Last night in the War Memorial Opera House, San Francisco Opera (SFO) presented the second performance of its season-opening production of Giacomo Puccini’s Turandot. As was previously announced, this production will be double-cast, with the second cast giving its performances at the conclusion of the fall season. Once again, the striking designs of David Hockney, which he created for SFO in 1993, provided just the right setting for the intense staging by Garnett Bruce and the impassioned conducting of Music Director Nicola Luisotti.
For all of its popularity, Turandot goes against just about all the grain-lines that set expectations. If it is to be called a love story at all, it could well be the most enigmatic one in the opera literature, the strongest competition being Richard Strauss’ Die Frau ohne Schatten (the woman without a shadow), which predates Turandot by about half a decade. One might almost call Turandot pure spectacle (which Frau ohne Schatten decidedly is not), rather than a love story; and it is definitely a far cry from the commedia dell’arte play by Carlo Gozzi that inspired Friedrich Schiller to write his play Turandot, Prinzessin von China, which is usually taken as the source for the libretto that Giuseppe Adami and Renato Simoni prepared for Puccini. Ultimately, one has to fall back on that time-worn (if not forgotten) cliché: “It is what it is.”
Last night’s performance, however, definitely tipped the scales in favor of pure spectacle. If nothing else, this may have been the most unabashedly loud performance I have experienced in the War Memorial Opera House for some time (including past performances of Turandot). This is a bit ironic, since the size of the orchestra for Richard Strauss’ “Elektra,” the other SFO offering at the present time, is 95, while there are only 73 musicians in the orchestra pit for Turandot.
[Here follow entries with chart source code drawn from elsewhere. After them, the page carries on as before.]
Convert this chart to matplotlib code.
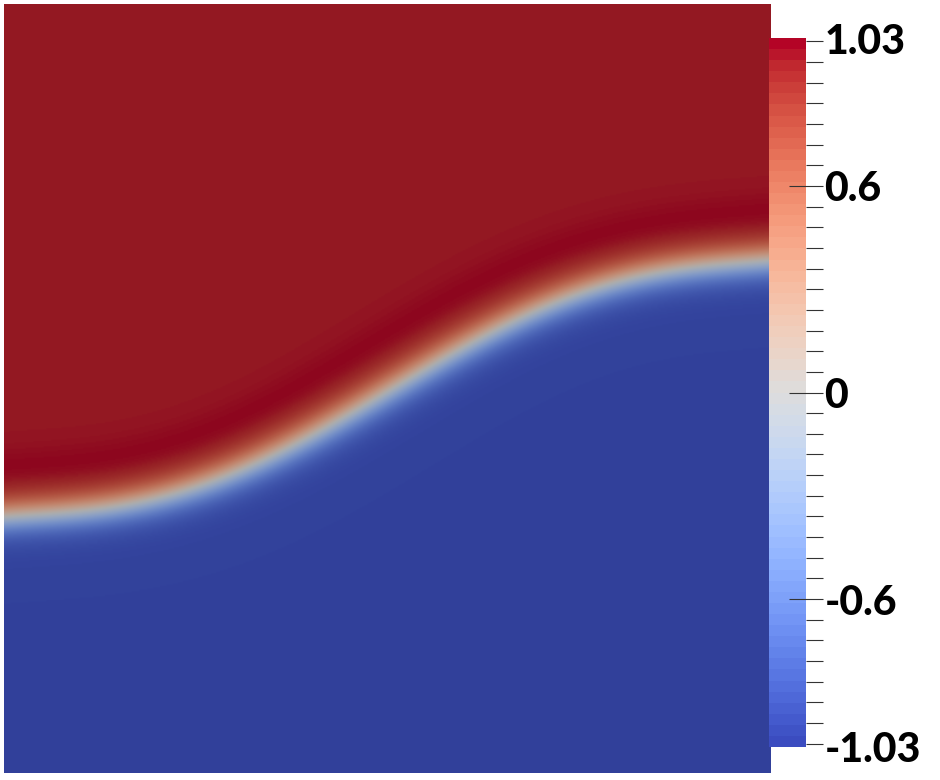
import numpy as np
import matplotlib
matplotlib.use("Agg")
import matplotlib.pyplot as plt
from matplotlib.colors import ListedColormap, Normalize

plt.rcParams['axes.unicode_minus'] = False

# interface position (phase = 0), domain units [0, 1]
interface_x = [0.0, 0.108, 0.220, 0.334, 0.434, 0.546, 0.660, 0.777, 0.894, 1.0]
interface_y = [0.333, 0.342, 0.364, 0.401, 0.463, 0.521, 0.586, 0.632, 0.658, 0.667]

# phase values
phase_red = 0.98
phase_blue = -0.99
phase_peak = 1.03
interface_width = 0.025
band_offset = 0.060
band_width = 0.028

vmin, vmax = -1.03, 1.03
bar_ticks = [1.03, 0.6, 0, -0.6, -1.03]
bar_labels = ["1.03", "0.6", "0", "-0.6", "-1.03"]
minor_ticks = np.arange(-17, 18) * 0.06

# field
n = 600
xs = np.linspace(0, 1, n)
X, Y = np.meshgrid(xs, xs)
coef = np.polyfit(interface_x, interface_y, 5)
curve = np.polyval(coef, X)
slope = np.polyval(np.polyder(coef), X)
d = (Y - curve) / np.sqrt(1 + slope ** 2)

top = np.where(d > 0, phase_red, -phase_blue)
phi = top * np.tanh(d / interface_width)
bump = (phase_peak - phase_red) * np.exp(-((d - band_offset) / band_width) ** 2)
phi = phi + np.where(d > 0, bump, 0)

# shaded version of cool-to-warm for the surface (lighting darkens it)
base = plt.get_cmap('coolwarm')
shaded = base(np.linspace(0, 1, 256))
shaded[:, :3] *= 0.78
field_cmap = ListedColormap(shaded)

fig = plt.figure(figsize=(9.4, 7.8), dpi=100)
ax = fig.add_axes([4 / 940, 7 / 780, 767 / 940, 769 / 780])
ax.imshow(phi, origin='lower', extent=[0, 1, 0, 1], cmap=field_cmap,
          vmin=vmin, vmax=vmax, interpolation='bilinear', aspect='auto')
ax.set_axis_off()

# colour bar
cax = fig.add_axes([769 / 940, 33 / 780, 37 / 940, 709 / 780])
sm = plt.cm.ScalarMappable(norm=Normalize(vmin, vmax), cmap=plt.get_cmap('coolwarm', 64))
cb = fig.colorbar(sm, cax=cax)
cb.outline.set_visible(False)
cb.set_ticks(bar_ticks)
cb.set_ticklabels(bar_labels)
cax.set_yticks(minor_ticks, minor=True)
cax.tick_params(which='major', direction='inout', length=24.5, width=0.8,
                color='#333333', pad=1, labelsize=29.5)
cax.tick_params(which='minor', direction='out', length=12.5, width=0.8, color='#333333')
# end labels carry no tick of their own
for i in (0, len(bar_ticks) - 1):
    tk = cax.yaxis.get_major_ticks()[i]
    tk.tick1line.set_visible(False)
    tk.tick2line.set_visible(False)
for t in cax.get_yticklabels():
    t.set_fontfamily(['Lato', 'DejaVu Sans'])
    t.set_fontweight('black')

fig.savefig("out.png", dpi=100, facecolor='white')
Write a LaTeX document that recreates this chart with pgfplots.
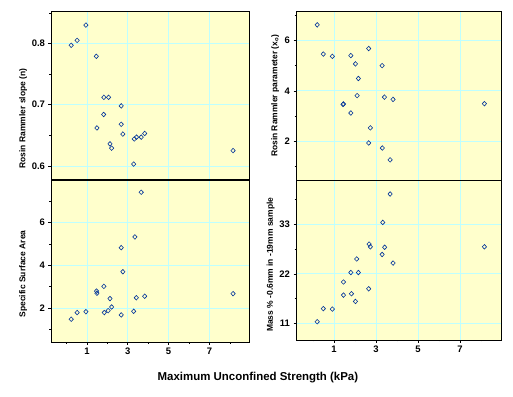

Nevertheless, Puccini pulled out as many stops as he could find for the first act of his final opera. Luisotti responded by playing the opening gesture with a loudness of ten and still managed to build up to eleven by the end of the act.
Note, however, the use of the adjective “loud,” rather than “noisy.” Under Luisotti’s interpretation, Turandot was no mere tantrum with lots of special effects. One can only describe it as a force of nature, and Luisotti was there to make sure that all of us on audience side experienced all of the impact of that force.
Needless to say, this poses a major challenge to the vocalists on stage. They have to sing accurately, clearly, and expressively through the orchestra’s wall of sound; and, with only a few exceptions, there are few opportunities to regather strength other than during the intermissions. (Ironically, the one extended period that does not demand full-time full strength was not composed by Puccini. It is the duet that Franco Alfano composed, after Puccini’s death, for Timur and Turandot before the final scene of the last act.) For the most part the vocalists rose to these physical challenges in Puccini’s score admirably.
Brian Jagde’s Timur definitely captured the right blend of precision, clarity, and expression. If that made him a bit melodramatic, one could not really expect otherwise from the libretto. Martina Serafin offered up what may well have been the most chilling personification of Turandot I have yet experienced:
photograph by Cory Weaver, courtesy of San Francisco Opera
Like Jagde, she had a voice that could cut through the densest instrumental textures like butter, and her expressiveness well served the complications of Turandot’s character. Adler Fellow Toni Marie Palmertree had two major arias for Liù (in the first and third acts, respectively). The second of those provides the turning point for the entire narrative, and her account was riveting. Finally, in the extended writing for Ping, Pang, and Pong (the only vestiges of commedia dell’arte in the libretto), Joo Won Kang was most solid as Ping; but, for the most part, Julius Ahn (Pang) and Joel Sorensen (Pong) kept up with him, no mean feat considering the hyperactivity of the staging for them.
Four performances remain for this “first round” of Turandot; and any one of them should be taken as a must-see for opera lovers this month.